The philosopher and prophet of our modern media age, Marshall McLuhan, coined the familiar phrase “the medium is the message” and the term “global village.” He also said, gathering up this ancient wisdom, “We look at the present through a rear view mirror; we walk backwards into the future.”
And, yes, it is always dangerous to walk backwards: no constitution or customary or amount of self-awareness will make religious life safe. My brothers, we are called to remain unsafe and impetuous at times, just as Peter was; to proclaim Jesus Messiah and Son of God, and not know what the hell we are talking about some of the time or even much of the time; to undertake ministries and tasks “of our own violation”; and, indeed, to open our mouth sometimes or often without engaging our brains; to risk offering the gift of the Spirit working in us despite ourselves.

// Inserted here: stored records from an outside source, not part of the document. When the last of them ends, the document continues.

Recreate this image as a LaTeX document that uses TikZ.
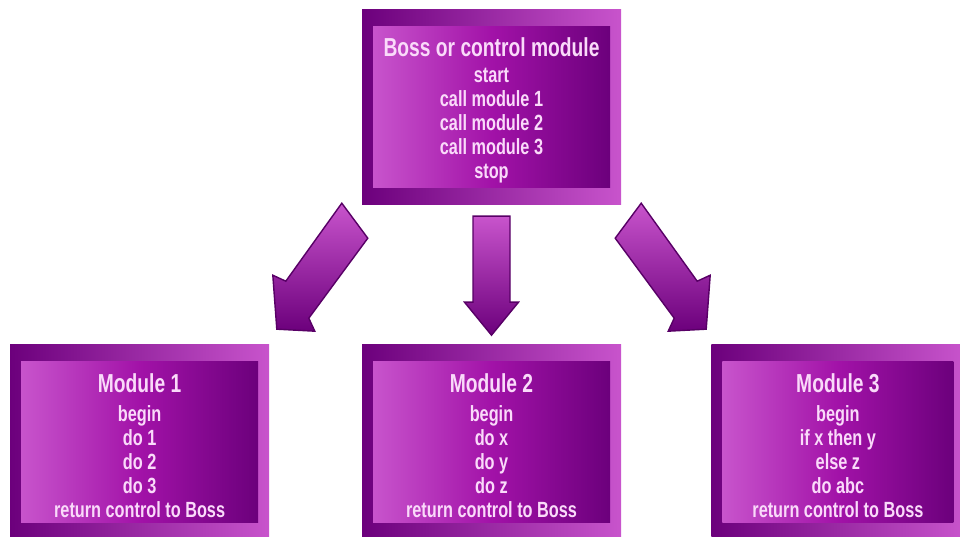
\documentclass[tikz,border=0pt]{standalone}
\usepackage{fontspec}
\newfontfamily\boxfont{Liberation Sans}[FakeStretch=0.74]
\usetikzlibrary{positioning, calc}
\definecolor{pdark}{RGB}{108,0,124}
\definecolor{pmid}{RGB}{162,18,168}
\definecolor{plight}{RGB}{200,84,204}
\definecolor{ptext}{RGB}{250,218,250}
\definecolor{pline}{RGB}{88,0,102}
\newcommand{\headsize}{\fontsize{26}{24}\selectfont}
\tikzset{%
  % Specifications for style of nodes:
        frame/.style = {rectangle, inner sep=0pt,
                           minimum width=259pt, minimum height=195pt,
                           left color=pdark, right color=plight},
        panel/.style = {rectangle, inner sep=0pt,
                           minimum width=237pt, minimum height=161pt,
                           left color=plight, right color=pdark, middle color=pmid},
        listing/.style = {inner sep=0pt, text=ptext,
                           font={\boxfont\bfseries\fontsize{22}{24}\selectfont}},
        arrowbody/.style = {draw=pline, line width=1.4pt, line join=miter,
                           top color=plight, bottom color=pdark},
  % Block arrows
        downarrow/.pic = {
          \shadedraw[arrowbody] (-18.5,0) -- (18.5,0) -- (18.5,-86) -- (27,-86)
             -- (0,-119) -- (-27,-86) -- (-18.5,-86) -- cycle;
        },
        slantarrow/.pic = {
          \shadedraw[arrowbody] (0,0) -- (26,-35) -- (-33,-115) -- (-27,-128)
             -- (-65,-126) -- (-69,-72) -- (-56,-78) -- cycle;
        }
}
\newcommand{\bosstext}{
    \begin{tabular}{c}
        {\headsize Boss or control module}\\[2pt]
        start\\
        call module 1\\
        call module 2\\
        call module 3\\
        stop\\
    \end{tabular}
}
\newcommand{\modone}{
    \begin{tabular}{c}
        {\headsize Module 1}\\[5pt]
        begin\\
        do 1\\
        do 2\\
        do 3\\
        return control to Boss\\
    \end{tabular}
}
\newcommand{\modtwo}{
    \begin{tabular}{c}
        {\headsize Module 2}\\[5pt]
        begin\\
        do x\\
        do y\\
        do z\\
        return control to Boss\\
    \end{tabular}
}
\newcommand{\modthree}{
    \begin{tabular}{c}
        {\headsize Module 3}\\[5pt]
        begin\\
        if x then y\\
        else z\\
        do abc\\
        return control to Boss\\
    \end{tabular}
}
\begin{document}
\begin{tikzpicture}[x=1pt, y=1pt]
  \useasboundingbox (0,0) rectangle (960,537);
  % Specification of nodes (position, etc.)
    \node (boss)       [frame] at (491.5,429.5) {};
    \node (mod2)       [frame, below=139pt of boss] {};
    \node (mod1)       [frame, left=92.5pt of mod2] {};
    \node (mod3)       [frame, minimum width=253pt, right=90pt of mod2] {};
    \node (bossPanel)  [panel] at (boss) {};
    \node (mod1Panel)  [panel] at (mod1) {};
    \node (mod2Panel)  [panel] at (mod2) {};
    \node (mod3Panel)  [panel, minimum width=231pt] at (mod3) {};
  % Texts of the panels
    \node (bossText)   [listing] at ([yshift=-4pt]bossPanel.center) {\bosstext};
    \node (mod1Text)   [listing] at ([yshift=-7pt]mod1Panel.center) {\modone};
    \node (mod2Text)   [listing] at ([yshift=-7pt]mod2Panel.center) {\modtwo};
    \node (mod3Text)   [listing] at ([yshift=-7pt]mod3Panel.center) {\modthree};

  % Specification of arrows between nodes specified above
    \pic (arrowMid)   at ($(boss.south)+(0,-11)$) {downarrow};
    \pic (arrowLeft)  at ($(boss.south west)+(-20,2)$) {slantarrow};
    \pic[xscale=-1] (arrowRight) at ($(boss.south east)+(20,2)$) {slantarrow};
\end{tikzpicture}
\end{document}
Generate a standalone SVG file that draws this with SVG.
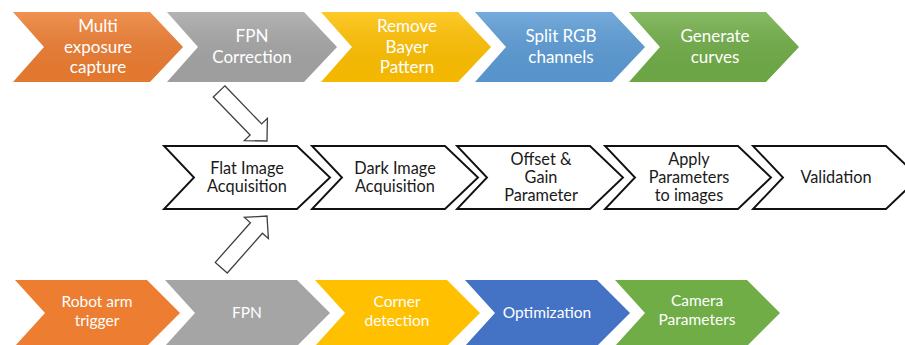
<svg xmlns="http://www.w3.org/2000/svg" xmlns:xlink="http://www.w3.org/1999/xlink" width="905" height="345" viewBox="0 0 905 345">
  <style>
    .lbl-w { font-family: Lato, "Liberation Sans", sans-serif; fill: #ffffff; text-anchor: middle; }
    .top .lbl-w { font-size: 17px; }
    .bot .lbl-w { font-size: 15.5px; }
    .lbl-k { font-family: Lato, "Liberation Sans", sans-serif; fill: #1a1a1a; text-anchor: middle; font-size: 16.3px; }
    .outline { fill: #ffffff; stroke: #111111; stroke-width: 1.9; stroke-linejoin: miter; }
    .blk-arrow { fill: #ffffff; stroke: #404040; stroke-width: 1.3; stroke-linejoin: miter; }
    .orange { fill: #ED7D31; }
    .gray { fill: #A5A5A5; }
    .yellow { fill: #FFC000; }
    .blue { fill: #5B9BD5; }
    .dblue { fill: #4472C4; }
    .green { fill: #70AD47; }
  </style>
  <defs>
    <!-- chevron outlines, drawn at the origin and placed with x/y -->
    <path id="chevTop" d="M0,0 H137 L170,35 L137,70 H0 L31,35 Z"/>
    <path id="chevMid" d="M0,0 H133 L166,31.5 L133,63 H0 L30,31.5 Z"/>
    <path id="chevBot" d="M0,0 H132 L165,33 L132,66 H0 L30,33 Z"/>
    <linearGradient id="sheen" x1="0" y1="0" x2="0" y2="1">
      <stop offset="0" stop-color="#ffffff" stop-opacity="0.16"/>
      <stop offset="1" stop-color="#000000" stop-opacity="0.04"/>
    </linearGradient>
    <!-- hollow block arrow pointing along +x, tip at the origin -->
    <polygon id="blockArrow" points="-69,-8 -16,-8 -16,-16 0,0 -16,16 -16,8 -69,8"/>
  </defs>

  <!-- top process row -->
  <g class="top">
    <g id="multi-exposure">
      <use xlink:href="#chevTop" x="13" y="12" class="orange"/>
      <use xlink:href="#chevTop" x="13" y="12" fill="url(#sheen)"/>
      <text class="lbl-w" x="98" y="32">Multi</text>
      <text class="lbl-w" x="98" y="52.5">exposure</text>
      <text class="lbl-w" x="98" y="73">capture</text>
    </g>
    <g id="fpn-correction">
      <use xlink:href="#chevTop" x="167" y="12" class="gray"/>
      <use xlink:href="#chevTop" x="167" y="12" fill="url(#sheen)"/>
      <text class="lbl-w" x="252" y="42">FPN</text>
      <text class="lbl-w" x="252" y="63">Correction</text>
    </g>
    <g id="remove-bayer">
      <use xlink:href="#chevTop" x="321" y="12" class="yellow"/>
      <use xlink:href="#chevTop" x="321" y="12" fill="url(#sheen)"/>
      <text class="lbl-w" x="407" y="32">Remove</text>
      <text class="lbl-w" x="407" y="52.5">Bayer</text>
      <text class="lbl-w" x="407" y="73">Pattern</text>
    </g>
    <g id="split-rgb">
      <use xlink:href="#chevTop" x="475" y="12" class="blue"/>
      <use xlink:href="#chevTop" x="475" y="12" fill="url(#sheen)"/>
      <text class="lbl-w" x="561" y="42">Split RGB</text>
      <text class="lbl-w" x="561" y="63">channels</text>
    </g>
    <g id="generate-curves">
      <use xlink:href="#chevTop" x="629" y="12" class="green"/>
      <use xlink:href="#chevTop" x="629" y="12" fill="url(#sheen)"/>
      <text class="lbl-w" x="715" y="42">Generate</text>
      <text class="lbl-w" x="715" y="63">curves</text>
    </g>
  </g>

  <!-- middle calibration row -->
  <g class="mid">
    <g id="flat-image">
      <use xlink:href="#chevMid" x="164" y="146" class="outline"/>
      <text class="lbl-k" x="247" y="174">Flat Image</text>
      <text class="lbl-k" x="247" y="192">Acquisition</text>
    </g>
    <g id="dark-image">
      <use xlink:href="#chevMid" x="312" y="146" class="outline"/>
      <text class="lbl-k" x="395" y="174">Dark Image</text>
      <text class="lbl-k" x="395" y="192">Acquisition</text>
    </g>
    <g id="offset-gain">
      <use xlink:href="#chevMid" x="457" y="146" class="outline"/>
      <text class="lbl-k" x="541" y="165">Offset &amp;</text>
      <text class="lbl-k" x="541" y="183">Gain</text>
      <text class="lbl-k" x="541" y="201">Parameter</text>
    </g>
    <g id="apply-parameters">
      <use xlink:href="#chevMid" x="605" y="146" class="outline"/>
      <text class="lbl-k" x="689" y="165">Apply</text>
      <text class="lbl-k" x="689" y="183">Parameters</text>
      <text class="lbl-k" x="689" y="201">to images</text>
    </g>
    <g id="validation">
      <use xlink:href="#chevMid" x="753" y="146" class="outline"/>
      <text class="lbl-k" x="836" y="183">Validation</text>
    </g>
  </g>

  <!-- bottom process row -->
  <g class="bot">
    <g id="robot-arm">
      <use xlink:href="#chevBot" x="15" y="280" class="orange"/>
      <text class="lbl-w" x="97" y="307">Robot arm</text>
      <text class="lbl-w" x="97" y="326">trigger</text>
    </g>
    <g id="fpn">
      <use xlink:href="#chevBot" x="165" y="280" class="gray"/>
      <text class="lbl-w" x="247" y="318">FPN</text>
    </g>
    <g id="corner-detection">
      <use xlink:href="#chevBot" x="315" y="280" class="yellow"/>
      <text class="lbl-w" x="397" y="307">Corner</text>
      <text class="lbl-w" x="397" y="326">detection</text>
    </g>
    <g id="optimization">
      <use xlink:href="#chevBot" x="465" y="280" class="dblue"/>
      <text class="lbl-w" x="547" y="318">Optimization</text>
    </g>
    <g id="camera-parameters">
      <use xlink:href="#chevBot" x="615" y="280" class="green"/>
      <text class="lbl-w" x="697" y="306">Camera</text>
      <text class="lbl-w" x="697" y="325">Parameters</text>
    </g>
  </g>

  <!-- hollow arrows feeding the flat image step -->
  <g id="connectors">
    <use xlink:href="#blockArrow" class="blk-arrow" transform="translate(267,141) rotate(46)"/>
    <use xlink:href="#blockArrow" class="blk-arrow" transform="translate(267,216) rotate(-48.5)"/>
  </g>
</svg>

And it is this risk that continues to allow the kingdom to unfold among us and through us for the sake of those we serve, so that perhaps in the final analysis, we can with Peter learn finally to become the media and the message for Christ in this global village of ours. We might in the process show in word and deed that not only could Peter be right, he (bloody well!) is right that Jesus is indeed Messiah, the Son of of the living God:
Christ at work for the redemption of a whole fragile, tender, beloved world.